Dieser Wahnsinn befällt sogar die Duden-Sprachberatung, die in ihrer jüngsten Newsletter folgenden Beispielsatz zur Kommaregel schreibt: "Weder hatten beim Sommermärchen 2006 unschöne Aktionen die fried- und freudvolle Atmosphäre gestört noch ist eine solche Störung für das kommende Sommermärchen zu erwarten noch würde ein Komma vor den beiden noch in diesem Satz stören." Sondern das Einzige, was an diesem Satz stört, ist, dass er eine Mär verbreitet, denn nach der Halbfinalniederlage Deutschlands gegen Italien gab es sehr wohl Störungen der fried- und freudvollen Atmosphäre.
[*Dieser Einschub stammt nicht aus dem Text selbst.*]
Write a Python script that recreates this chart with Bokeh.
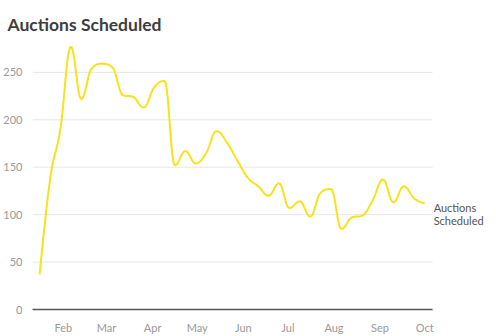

Doch wo Märchen erzählt werden, sind Ehrlichkeit, Faktentreue und Wirklichkeitssinn nicht vonnöten. Kein Wunder also, dass schon jetzt das nächste aufgetischt wird: Die Winterolympiade 2018 wird nicht mit der Gier nach nationaler Größe und fetten Geschäften, sondern als traumhaftes "Wintermärchen" beworben. Wahrlich, diese Märchen für unbedarfte Erwachsene nehmen kein Ende, und wenn wir gestorben sind, leben sie noch immer fort.